From the FT's Lex blog
First the good news: a cut in regulatory reserves to boost rural lending. Handy for an institution named Agricultural Bank of China. But then the bad: Agbank’s own provision for souring debt grew four times as fast as its good loan book last year. If the numbers from China’s third-largest lender are anything to go by, the outlook for the Chinese banking sector is worsening rapidly.

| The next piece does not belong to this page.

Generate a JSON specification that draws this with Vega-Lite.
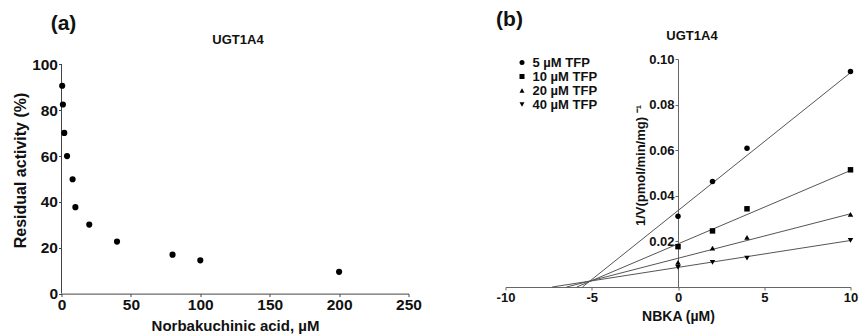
{
  "$schema": "https://vega.github.io/schema/vega-lite/v6.json",
  "background": "white",
  "padding": {"left": 12.5, "top": 9, "right": 0, "bottom": 0},
  "spacing": 74,
  "config": {
    "font": "Liberation Sans",
    "view": {"stroke": null},
    "axis": {
      "grid": false,
      "labelFlush": false,
      "labelFontWeight": "bold",
      "titleFontWeight": "bold",
      "labelColor": "#111",
      "titleColor": "#111",
      "domainColor": "#444",
      "tickColor": "#444",
      "tickSize": 3,
      "labelPadding": 1
    },
    "title": {"font": "Liberation Sans", "color": "#111"}
  },
  "datasets": {
    "inhib": [
      {"conc": 0.5, "activity": 90.7},
      {"conc": 1, "activity": 82.5},
      {"conc": 2, "activity": 70.1},
      {"conc": 4, "activity": 60.0},
      {"conc": 8, "activity": 49.9},
      {"conc": 10, "activity": 37.7},
      {"conc": 20, "activity": 30.1},
      {"conc": 40, "activity": 22.7},
      {"conc": 80, "activity": 17.0},
      {"conc": 100, "activity": 14.5},
      {"conc": 200, "activity": 9.5}
    ],
    "yaxisA": [{"x": 0, "y": 0, "y2": 100}],
    "pts": [
      {"series": "5 µM TFP", "nbka": 0, "v": 0.0310},
      {"series": "5 µM TFP", "nbka": 2, "v": 0.0463},
      {"series": "5 µM TFP", "nbka": 4, "v": 0.0609},
      {"series": "5 µM TFP", "nbka": 10, "v": 0.0945},
      {"series": "10 µM TFP", "nbka": 0, "v": 0.0177},
      {"series": "10 µM TFP", "nbka": 2, "v": 0.0246},
      {"series": "10 µM TFP", "nbka": 4, "v": 0.0343},
      {"series": "10 µM TFP", "nbka": 10, "v": 0.0514},
      {"series": "20 µM TFP", "nbka": 0, "v": 0.0108},
      {"series": "20 µM TFP", "nbka": 2, "v": 0.0171},
      {"series": "20 µM TFP", "nbka": 4, "v": 0.0218},
      {"series": "20 µM TFP", "nbka": 10, "v": 0.0319},
      {"series": "40 µM TFP", "nbka": 0, "v": 0.0086},
      {"series": "40 µM TFP", "nbka": 2, "v": 0.0108},
      {"series": "40 µM TFP", "nbka": 4, "v": 0.0127},
      {"series": "40 µM TFP", "nbka": 10, "v": 0.0204}
    ],
    "fits": [
      {"series": "5 µM TFP", "nbka": -5.54, "v": 0},
      {"series": "5 µM TFP", "nbka": 10, "v": 0.0940},
      {"series": "10 µM TFP", "nbka": -5.87, "v": 0},
      {"series": "10 µM TFP", "nbka": 10, "v": 0.0511},
      {"series": "20 µM TFP", "nbka": -6.46, "v": 0},
      {"series": "20 µM TFP", "nbka": 10, "v": 0.0321},
      {"series": "40 µM TFP", "nbka": -7.29, "v": 0},
      {"series": "40 µM TFP", "nbka": 10, "v": 0.0204}
    ]
  },
  "hconcat": [
    {
      "title": {"text": "(a)", "anchor": "start", "fontSize": 21, "fontWeight": "bold", "dx": 38, "offset": 0},
      "vconcat": [
        {
          "width": 347,
          "height": 234.6,
          "title": {"text": "UGT1A4", "fontSize": 13, "fontWeight": "bold", "offset": 10, "frame": "group", "dx": 3},
          "layer": [
            {
              "data": {"name": "yaxisA"},
              "mark": {"type": "rule", "color": "#444", "strokeWidth": 1},
              "encoding": {
                "x": {"field": "x", "type": "quantitative"},
                "y": {"field": "y", "type": "quantitative"},
                "y2": {"field": "y2"}
              }
            },
            {
              "data": {"name": "inhib"},
              "mark": {"type": "point", "filled": true, "color": "#000", "size": 38, "opacity": 1},
              "encoding": {
                "x": {"field": "conc", "type": "quantitative"},
                "y": {"field": "activity", "type": "quantitative"}
              }
            }
          ],
          "encoding": {
            "x": {
              "field": "conc", "type": "quantitative",
              "scale": {"domain": [0, 250], "nice": false},
              "axis": {"values": [0, 50, 100, 150, 200, 250], "title": "Norbakuchinic acid, µM", "labelFontSize": 15.5, "titleFontSize": 15, "titlePadding": 5}
            },
            "y": {
              "field": "activity", "type": "quantitative",
              "scale": {"domain": [0, 102.36], "nice": false, "zero": false},
              "axis": {"values": [0, 20, 40, 60, 80, 100], "domain": false, "title": "Residual activity (%)", "labelFontSize": 15.5, "titleFontSize": 16, "titlePadding": 3, "titleY": 111}
            }
          }
        }
      ]
    },
    {
      "title": {"text": "(b)", "anchor": "start", "fontSize": 21, "fontWeight": "bold", "dx": 0, "offset": 0},
      "vconcat": [
        {
          "width": 345,
          "height": 228,
          "title": {"text": "UGT1A4", "fontSize": 13, "fontWeight": "bold", "offset": 10, "dx": 14, "frame": "group"},
          "layer": [
            {
              "data": {"name": "fits"},
              "mark": {"type": "line", "color": "#555", "strokeWidth": 1},
              "encoding": {
                "x": {"field": "nbka", "type": "quantitative"},
                "y": {"field": "v", "type": "quantitative"},
                "detail": {"field": "series"}
              }
            },
            {
              "data": {"name": "pts"},
              "mark": {"type": "point", "filled": true, "color": "#000", "size": 30, "opacity": 1},
              "encoding": {
                "x": {"field": "nbka", "type": "quantitative"},
                "y": {"field": "v", "type": "quantitative"},
                "shape": {
                  "field": "series", "type": "nominal",
                  "scale": {"domain": ["5 µM TFP", "10 µM TFP", "20 µM TFP", "40 µM TFP"], "range": ["circle", "square", "triangle-up", "triangle-down"]},
                  "legend": {"title": null, "orient": "none", "legendX": 454, "legendY": -3, "labelFontSize": 13, "labelFontWeight": "bold", "labelColor": "#111", "symbolSize": 25, "symbolFillColor": "#000", "symbolStrokeColor": "#000", "rowPadding": 0, "labelOffset": 4, "padding": 0}
                }
              }
            }
          ],
          "encoding": {
            "x": {
              "field": "nbka", "type": "quantitative",
              "scale": {"domain": [-10, 10], "nice": false},
              "axis": {"values": [-10, -5, 0, 5, 10], "labelExpr": "'' + datum.value", "title": "NBKA (µM)", "labelFontSize": 13, "titleFontSize": 14, "titlePadding": 5, "domainColor": "#666", "tickColor": "#666", "tickSize": 3}
            },
            "y": {
              "field": "v", "type": "quantitative",
              "scale": {"domain": [0, 0.1], "nice": false},
              "axis": {"values": [0.02, 0.04, 0.06, 0.08, 0.1], "format": ".2f", "offset": -172.5, "title": "1/V(pmol/min/mg) ⁻¹", "labelFontSize": 13, "titleFontSize": 13, "titlePadding": 1, "titleY": 106, "domainColor": "#666", "tickColor": "#666", "tickSize": 3}
            }
          }
        }
      ]
    }
  ]
}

A downturn was to be expected. The combination of a slowing economy and the maturing of 2009’s state-directed lending spree (Agbank’s loan book grew by a full third that year) was never going to be pretty. The bank’s profits in the last three months of 2011 were 21 billion yuan, 25 per cent below expectations and its weakest performance since it listed in 2010. The bank’s loan book grew 13 per cent last year. However, loan impairments rose by three-fifths to 4.1 per cent of the total book.

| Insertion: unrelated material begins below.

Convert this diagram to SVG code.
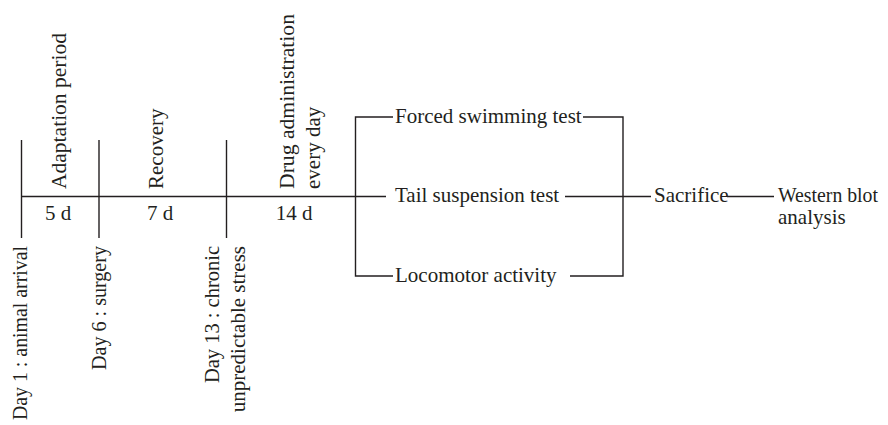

China’s other big banks report over the next week. Watch those bad loan numbers. The scale of the problem, and how decisively China deals with the dark side of its post-Lehman Brothers credit boom, will be critical to the banks’ future performance. Precedent is not encouraging. Officials mopped up the fallout from its 1990s lending bubble by creating “bad banks” to buy non-performing debt at face value and funded the new institutions by issuing bonds to those same banks. In 2009, those loans were extended for another decade.
Since China’s stock market nadir in October, shares of the big four banks have soared by almost half, outpacing the broader market’s one-third rally. Investors seem confident that something will be done. Ideally this would involve clean sales of bad loans to third parties. But the contortions of their western rivals to avoid the same fate suggest there is little hope it will be that simple.